Apple Faces US Antitrust Lawsuit Over Smartphone Monopoly Practices

Department of Justice and 15 states sue Apple claiming it monopolizes the U.S. smartphone market, penalizes app developers and drives up prices

Apple Faces US Antitrust Lawsuit Over Smartphone Monopoly Practices

Apple is to face an antitrust lawsuit led by the Department of Justice and 15 states, who accuse it of monopolizing the US smartphone market and driving up prices.

In a press conference, attorney general Merrick Garland accused Apple of violating section two of the Sherman Antitrust Act, forcing higher prices and fees for "lower quality smartphones" and apps, and privileging its own apps against third-party apps by selectively restricting access to iOS operating system features.

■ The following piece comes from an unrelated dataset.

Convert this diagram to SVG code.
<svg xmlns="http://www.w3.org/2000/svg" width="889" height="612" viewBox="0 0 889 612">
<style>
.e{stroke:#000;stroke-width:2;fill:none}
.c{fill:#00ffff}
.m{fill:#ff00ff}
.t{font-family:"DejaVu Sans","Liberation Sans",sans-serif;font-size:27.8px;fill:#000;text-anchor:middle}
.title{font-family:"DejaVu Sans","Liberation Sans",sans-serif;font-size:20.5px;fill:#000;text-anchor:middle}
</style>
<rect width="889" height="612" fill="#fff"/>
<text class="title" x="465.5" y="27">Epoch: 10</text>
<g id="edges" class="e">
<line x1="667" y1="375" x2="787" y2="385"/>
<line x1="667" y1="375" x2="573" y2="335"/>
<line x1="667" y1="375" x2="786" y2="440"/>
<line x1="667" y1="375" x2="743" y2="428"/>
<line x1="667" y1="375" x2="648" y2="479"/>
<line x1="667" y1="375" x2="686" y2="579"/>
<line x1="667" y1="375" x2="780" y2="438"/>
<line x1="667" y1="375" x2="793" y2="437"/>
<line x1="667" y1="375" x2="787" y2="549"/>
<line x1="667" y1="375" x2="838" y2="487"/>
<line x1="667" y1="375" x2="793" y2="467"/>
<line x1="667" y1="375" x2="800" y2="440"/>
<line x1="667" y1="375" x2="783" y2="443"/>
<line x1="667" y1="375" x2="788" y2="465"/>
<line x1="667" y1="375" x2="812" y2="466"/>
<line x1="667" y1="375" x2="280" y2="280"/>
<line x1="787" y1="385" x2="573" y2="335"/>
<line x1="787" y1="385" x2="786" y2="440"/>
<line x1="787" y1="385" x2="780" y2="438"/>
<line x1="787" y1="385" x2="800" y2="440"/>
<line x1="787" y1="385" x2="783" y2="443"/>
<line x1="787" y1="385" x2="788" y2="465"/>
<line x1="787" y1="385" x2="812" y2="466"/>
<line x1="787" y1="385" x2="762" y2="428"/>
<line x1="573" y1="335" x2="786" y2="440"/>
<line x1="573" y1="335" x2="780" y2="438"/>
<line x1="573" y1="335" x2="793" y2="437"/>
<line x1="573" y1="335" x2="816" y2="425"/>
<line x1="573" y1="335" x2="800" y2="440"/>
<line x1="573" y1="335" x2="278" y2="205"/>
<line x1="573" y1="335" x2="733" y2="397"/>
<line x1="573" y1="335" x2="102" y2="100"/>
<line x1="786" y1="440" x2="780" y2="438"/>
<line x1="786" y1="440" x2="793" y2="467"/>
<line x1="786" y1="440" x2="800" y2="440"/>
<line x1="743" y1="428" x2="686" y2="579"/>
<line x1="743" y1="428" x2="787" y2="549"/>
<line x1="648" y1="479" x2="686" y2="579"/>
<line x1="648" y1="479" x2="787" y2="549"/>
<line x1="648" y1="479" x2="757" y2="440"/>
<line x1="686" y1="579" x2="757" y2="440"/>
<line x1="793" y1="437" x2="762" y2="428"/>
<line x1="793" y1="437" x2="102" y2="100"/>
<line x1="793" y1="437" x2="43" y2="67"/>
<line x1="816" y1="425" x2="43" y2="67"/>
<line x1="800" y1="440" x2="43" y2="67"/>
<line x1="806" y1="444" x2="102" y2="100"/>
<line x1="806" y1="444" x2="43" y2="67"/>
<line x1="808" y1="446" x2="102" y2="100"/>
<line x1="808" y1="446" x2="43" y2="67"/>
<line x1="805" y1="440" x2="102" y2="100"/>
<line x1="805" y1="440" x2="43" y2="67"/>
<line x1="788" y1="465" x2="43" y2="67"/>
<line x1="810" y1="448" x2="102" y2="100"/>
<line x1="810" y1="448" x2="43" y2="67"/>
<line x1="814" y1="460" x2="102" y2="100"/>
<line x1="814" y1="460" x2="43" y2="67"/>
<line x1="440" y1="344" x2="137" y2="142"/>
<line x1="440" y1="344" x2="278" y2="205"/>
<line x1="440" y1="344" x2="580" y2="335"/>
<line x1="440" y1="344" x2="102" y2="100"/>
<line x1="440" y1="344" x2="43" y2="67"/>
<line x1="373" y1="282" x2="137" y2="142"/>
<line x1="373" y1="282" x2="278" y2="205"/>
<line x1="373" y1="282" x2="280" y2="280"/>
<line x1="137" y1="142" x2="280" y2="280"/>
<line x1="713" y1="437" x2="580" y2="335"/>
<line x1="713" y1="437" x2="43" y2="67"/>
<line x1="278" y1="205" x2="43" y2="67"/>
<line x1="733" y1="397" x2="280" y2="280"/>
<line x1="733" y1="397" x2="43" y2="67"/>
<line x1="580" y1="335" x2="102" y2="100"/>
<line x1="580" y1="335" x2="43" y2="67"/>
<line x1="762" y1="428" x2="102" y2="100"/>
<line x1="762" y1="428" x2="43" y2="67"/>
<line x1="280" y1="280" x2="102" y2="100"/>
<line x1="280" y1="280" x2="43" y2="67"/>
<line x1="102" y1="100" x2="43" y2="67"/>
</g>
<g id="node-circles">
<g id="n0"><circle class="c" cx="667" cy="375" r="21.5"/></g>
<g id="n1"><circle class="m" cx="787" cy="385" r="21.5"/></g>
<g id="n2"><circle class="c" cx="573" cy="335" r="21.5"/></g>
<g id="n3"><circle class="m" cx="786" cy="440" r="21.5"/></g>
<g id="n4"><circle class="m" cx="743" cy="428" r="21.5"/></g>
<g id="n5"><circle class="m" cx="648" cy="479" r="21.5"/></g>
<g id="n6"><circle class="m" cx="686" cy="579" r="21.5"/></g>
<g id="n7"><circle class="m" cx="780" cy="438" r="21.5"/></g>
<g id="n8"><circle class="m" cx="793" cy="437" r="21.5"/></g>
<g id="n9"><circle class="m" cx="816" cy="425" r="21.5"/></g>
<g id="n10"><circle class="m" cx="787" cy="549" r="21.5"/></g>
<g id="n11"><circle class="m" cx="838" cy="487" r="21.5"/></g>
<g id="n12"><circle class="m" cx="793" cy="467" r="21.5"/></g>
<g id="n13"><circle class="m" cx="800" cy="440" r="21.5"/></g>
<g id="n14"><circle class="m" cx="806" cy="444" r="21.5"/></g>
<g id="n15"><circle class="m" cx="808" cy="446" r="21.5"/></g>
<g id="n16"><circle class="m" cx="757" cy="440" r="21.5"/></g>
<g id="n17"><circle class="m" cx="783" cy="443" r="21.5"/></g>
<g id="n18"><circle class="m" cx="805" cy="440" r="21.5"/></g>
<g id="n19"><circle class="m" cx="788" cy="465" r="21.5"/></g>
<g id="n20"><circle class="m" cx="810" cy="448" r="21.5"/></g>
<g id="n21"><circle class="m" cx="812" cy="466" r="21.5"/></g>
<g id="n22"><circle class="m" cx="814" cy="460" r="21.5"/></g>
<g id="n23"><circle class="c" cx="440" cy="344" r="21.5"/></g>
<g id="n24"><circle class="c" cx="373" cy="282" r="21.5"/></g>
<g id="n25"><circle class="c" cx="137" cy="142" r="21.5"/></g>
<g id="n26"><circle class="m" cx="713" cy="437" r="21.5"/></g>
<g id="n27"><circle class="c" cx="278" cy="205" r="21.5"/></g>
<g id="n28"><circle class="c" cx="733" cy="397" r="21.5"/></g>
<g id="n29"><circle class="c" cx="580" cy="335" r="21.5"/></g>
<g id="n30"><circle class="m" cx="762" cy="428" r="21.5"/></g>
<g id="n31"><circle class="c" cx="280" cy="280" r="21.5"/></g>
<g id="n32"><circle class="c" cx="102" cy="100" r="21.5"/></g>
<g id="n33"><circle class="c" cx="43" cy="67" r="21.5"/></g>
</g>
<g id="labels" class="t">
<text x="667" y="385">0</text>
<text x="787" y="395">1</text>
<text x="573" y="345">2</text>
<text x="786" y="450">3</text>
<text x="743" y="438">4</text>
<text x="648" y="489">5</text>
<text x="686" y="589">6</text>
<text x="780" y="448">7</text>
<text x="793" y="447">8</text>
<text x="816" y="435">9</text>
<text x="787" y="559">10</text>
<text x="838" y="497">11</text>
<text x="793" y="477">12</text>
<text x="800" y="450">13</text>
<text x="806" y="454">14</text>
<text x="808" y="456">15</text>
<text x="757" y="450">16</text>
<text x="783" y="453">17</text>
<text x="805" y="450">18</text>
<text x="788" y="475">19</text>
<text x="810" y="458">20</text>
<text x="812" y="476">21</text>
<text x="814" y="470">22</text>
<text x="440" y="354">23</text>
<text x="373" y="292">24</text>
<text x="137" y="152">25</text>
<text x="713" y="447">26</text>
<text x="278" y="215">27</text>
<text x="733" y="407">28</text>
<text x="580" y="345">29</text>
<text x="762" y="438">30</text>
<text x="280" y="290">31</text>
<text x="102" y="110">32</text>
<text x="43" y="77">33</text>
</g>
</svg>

In particular, the DOJ accuses Apple of blocking innovative "super apps" that would make it easier for consumers to switch to rivals; suppressing mobile cloud streaming services; acting to block the development of cross-platform messaging apps; reducing the functionality of non-Apple smartwatches; and, inhibiting the development of third-party digital wallets.

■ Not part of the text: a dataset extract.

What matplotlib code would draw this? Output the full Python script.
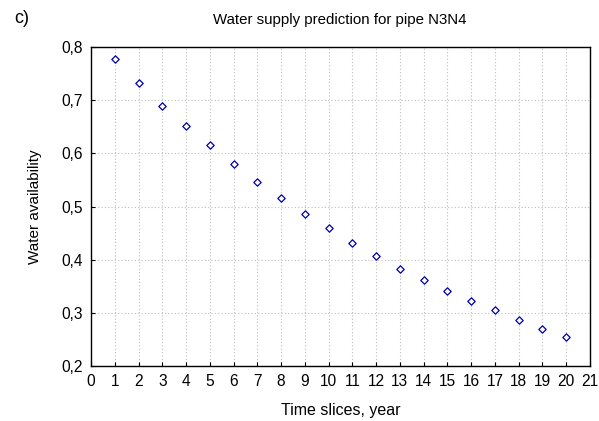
import matplotlib
matplotlib.use("Agg")
import matplotlib.pyplot as plt
from matplotlib.ticker import FuncFormatter

years = list(range(1, 21))
availability = [0.777, 0.732, 0.689, 0.651, 0.616, 0.580, 0.546, 0.516, 0.486, 0.460,
                0.431, 0.407, 0.383, 0.362, 0.341, 0.322, 0.305, 0.287, 0.270, 0.255]
x_ticks = list(range(0, 22))
y_ticks = [0.2, 0.3, 0.4, 0.5, 0.6, 0.7, 0.8]

plt.rcParams['font.family'] = ['Liberation Sans', 'DejaVu Sans']

fig = plt.figure(figsize=(5.99, 4.21), dpi=100)
ax = fig.add_axes([0.152, 0.131, 0.833, 0.757])
ax.scatter(years, availability, marker='D', s=14, facecolors='white',
           edgecolors='#0000b0', linewidths=0.9, zorder=3)
ax.set_xlim(0, 21)
ax.set_ylim(0.2, 0.8)
ax.set_xticks(x_ticks)
ax.set_yticks(y_ticks)
ax.yaxis.set_major_formatter(FuncFormatter(lambda v, p: f"{v:.1f}".replace('.', ',')))
ax.grid(True, color='#bdbdbd', linestyle=(0, (1, 2)), linewidth=0.8)
ax.tick_params(direction='in', length=3, labelsize=11.2, width=0.8, pad=6)
for s in ax.spines.values():
    s.set_linewidth(1.0)
    s.set_color('black')
ax.set_xlabel("Time slices, year", fontsize=11.5, labelpad=10)
ax.set_ylabel("Water availability", fontsize=11, labelpad=14)
fig.text(0.568, 0.952, "Water supply prediction for pipe N3N4", ha='center', va='center', fontsize=10.8)
fig.text(0.037, 0.955, "c)", ha='center', va='center', fontsize=13)
fig.savefig("out.png", dpi=100)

This last complaint dovetails with a May 2022 charge by European Union antitrust regulators that Apple had "abused its dominant position" in mobile payment wallets to prevent rival services from accessing the iPhone's built-in NFC contactless payment technology

The complaint also claims that Apple's monopolistic conduct extends to web browsers, video communications, news subscriptions, entertainment, automotive apps, advertising, location services and more.

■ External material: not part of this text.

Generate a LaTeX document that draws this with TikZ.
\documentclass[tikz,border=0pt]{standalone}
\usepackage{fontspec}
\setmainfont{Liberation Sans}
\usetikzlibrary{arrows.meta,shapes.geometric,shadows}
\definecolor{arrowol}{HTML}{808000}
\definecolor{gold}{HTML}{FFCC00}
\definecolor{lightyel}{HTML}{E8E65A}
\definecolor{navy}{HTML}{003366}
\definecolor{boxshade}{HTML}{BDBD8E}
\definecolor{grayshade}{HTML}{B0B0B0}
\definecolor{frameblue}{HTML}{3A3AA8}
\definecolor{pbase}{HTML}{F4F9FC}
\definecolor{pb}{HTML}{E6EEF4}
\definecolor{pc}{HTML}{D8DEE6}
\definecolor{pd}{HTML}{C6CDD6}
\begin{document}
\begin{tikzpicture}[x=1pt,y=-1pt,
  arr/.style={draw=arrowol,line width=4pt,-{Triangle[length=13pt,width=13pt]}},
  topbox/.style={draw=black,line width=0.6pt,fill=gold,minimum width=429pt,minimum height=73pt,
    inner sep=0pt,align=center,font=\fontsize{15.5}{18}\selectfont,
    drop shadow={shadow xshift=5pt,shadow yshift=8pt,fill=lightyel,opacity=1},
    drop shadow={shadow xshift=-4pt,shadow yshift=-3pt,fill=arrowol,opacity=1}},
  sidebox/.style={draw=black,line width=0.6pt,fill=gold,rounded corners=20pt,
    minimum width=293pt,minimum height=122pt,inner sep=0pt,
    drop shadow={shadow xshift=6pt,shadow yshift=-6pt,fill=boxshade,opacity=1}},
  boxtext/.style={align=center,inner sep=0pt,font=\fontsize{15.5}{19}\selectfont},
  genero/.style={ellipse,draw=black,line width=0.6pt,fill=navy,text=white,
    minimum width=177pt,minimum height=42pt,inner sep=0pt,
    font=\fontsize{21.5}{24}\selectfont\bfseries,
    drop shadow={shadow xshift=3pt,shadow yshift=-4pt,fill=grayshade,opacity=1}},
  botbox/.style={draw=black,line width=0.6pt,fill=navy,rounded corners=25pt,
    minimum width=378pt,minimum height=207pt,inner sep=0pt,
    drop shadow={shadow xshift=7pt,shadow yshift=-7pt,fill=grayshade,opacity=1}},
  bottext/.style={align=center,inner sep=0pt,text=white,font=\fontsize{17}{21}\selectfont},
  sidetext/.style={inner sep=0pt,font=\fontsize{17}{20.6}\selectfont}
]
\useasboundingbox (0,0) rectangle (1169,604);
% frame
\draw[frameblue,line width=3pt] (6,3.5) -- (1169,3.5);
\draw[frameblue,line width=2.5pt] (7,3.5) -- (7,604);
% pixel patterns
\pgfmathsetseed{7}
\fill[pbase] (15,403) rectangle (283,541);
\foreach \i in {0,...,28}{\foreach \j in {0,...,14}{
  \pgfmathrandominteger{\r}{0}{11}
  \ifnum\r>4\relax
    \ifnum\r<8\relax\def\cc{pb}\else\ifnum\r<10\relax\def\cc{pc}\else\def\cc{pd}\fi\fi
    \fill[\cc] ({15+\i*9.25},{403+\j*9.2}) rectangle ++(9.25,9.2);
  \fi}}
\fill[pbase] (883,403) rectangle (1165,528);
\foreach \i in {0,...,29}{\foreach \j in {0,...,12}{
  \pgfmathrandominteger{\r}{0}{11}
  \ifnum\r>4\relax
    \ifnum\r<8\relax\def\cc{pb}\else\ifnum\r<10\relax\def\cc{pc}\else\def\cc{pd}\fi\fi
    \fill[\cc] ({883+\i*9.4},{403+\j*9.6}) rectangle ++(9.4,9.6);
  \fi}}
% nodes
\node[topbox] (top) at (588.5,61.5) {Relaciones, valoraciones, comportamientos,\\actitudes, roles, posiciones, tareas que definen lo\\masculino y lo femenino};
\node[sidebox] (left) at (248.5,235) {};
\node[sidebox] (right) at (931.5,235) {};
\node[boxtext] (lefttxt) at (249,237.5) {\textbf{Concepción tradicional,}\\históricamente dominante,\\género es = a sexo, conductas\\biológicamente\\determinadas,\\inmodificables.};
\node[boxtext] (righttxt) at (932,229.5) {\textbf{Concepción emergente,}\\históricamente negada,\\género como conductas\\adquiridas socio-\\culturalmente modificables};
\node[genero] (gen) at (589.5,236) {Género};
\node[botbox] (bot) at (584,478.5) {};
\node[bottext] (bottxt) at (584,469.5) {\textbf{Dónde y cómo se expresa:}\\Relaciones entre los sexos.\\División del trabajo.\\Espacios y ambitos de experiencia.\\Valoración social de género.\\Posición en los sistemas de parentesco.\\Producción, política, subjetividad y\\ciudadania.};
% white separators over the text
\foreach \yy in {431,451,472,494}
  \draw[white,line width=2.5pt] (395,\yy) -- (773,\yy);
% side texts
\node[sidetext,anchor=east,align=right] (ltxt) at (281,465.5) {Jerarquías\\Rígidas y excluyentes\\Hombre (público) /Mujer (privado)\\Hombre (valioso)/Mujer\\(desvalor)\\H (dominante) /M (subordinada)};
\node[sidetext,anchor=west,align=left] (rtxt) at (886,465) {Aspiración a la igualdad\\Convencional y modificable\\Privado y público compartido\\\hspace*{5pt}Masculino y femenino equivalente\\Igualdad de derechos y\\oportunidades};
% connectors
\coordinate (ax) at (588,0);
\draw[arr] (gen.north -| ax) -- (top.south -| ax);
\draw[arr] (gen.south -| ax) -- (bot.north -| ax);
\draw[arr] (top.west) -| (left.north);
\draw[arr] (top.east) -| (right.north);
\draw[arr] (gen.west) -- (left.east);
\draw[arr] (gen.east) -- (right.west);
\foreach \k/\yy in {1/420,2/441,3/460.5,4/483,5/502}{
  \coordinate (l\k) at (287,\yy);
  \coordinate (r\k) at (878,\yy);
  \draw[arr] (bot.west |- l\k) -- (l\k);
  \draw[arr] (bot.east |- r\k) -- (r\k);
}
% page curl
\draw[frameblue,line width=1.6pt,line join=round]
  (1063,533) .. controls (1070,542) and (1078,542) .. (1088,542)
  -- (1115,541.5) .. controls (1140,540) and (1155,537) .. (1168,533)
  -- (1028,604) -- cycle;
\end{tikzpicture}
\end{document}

Apple's "exclusionary conduct", claimed the DoJ, makes it harder for American consumers to switch smartphones, undermines innovation and adds costs for developers and consumers, he said.

"For more than a decade, iPhone sales have made up a majority of Apple's revenues. Today, Apple's share of the performance smartphone market exceeds 70 per cent, and its share of the entire smartphone market exceeds 65 per cent. Apple charges nearly $1,600 for an iPhone. But, as our complaint alleges, Apple has maintained monopoly power in the smartphone market not by staying ahead of the competition on its merits," said Garland

"Consumers should not have to pay higher prices because companies break the law. We allege that Apple has employed a strategy that relies on exclusionary, anti-competitive conduct that hurts both consumers and developers.

"For consumers, that means fewer choices, higher prices and fees, lower quality smartphones, apps and accessories, and less innovation from Apple and its competitors. For developers, that has meant being forced to play by rules that insulate Apple from competition. We allege that Apple has consolidated its monopoly power, not by making its own products better, but by making other products worse.

"Apple carries out this exclusionary and anti-competitive conduct in two principal ways. First, Apple imposes contractual restrictions and fees that limit the features and functionality that developers can offer iPhone users.

"Second, Apple selectively restricts access to the points of connection between third-party apps and the iPhone's operating system, degrading the functionality of non-Apple apps and accessories."

Garland claimed that Apple maintains its US monopoly by imposing ever-changing "Whack-A-Mole" contractual rules and restrictions on developers and partners, preventing alternative companies and technologies from competing.

The action comes in the same week that Apple announced significant changes to its App Store in response to European Union antitrust action, enabling Apple iPhone developers to offer apps to consumers direct from their website, opening up the company's closed iOS ecosystem.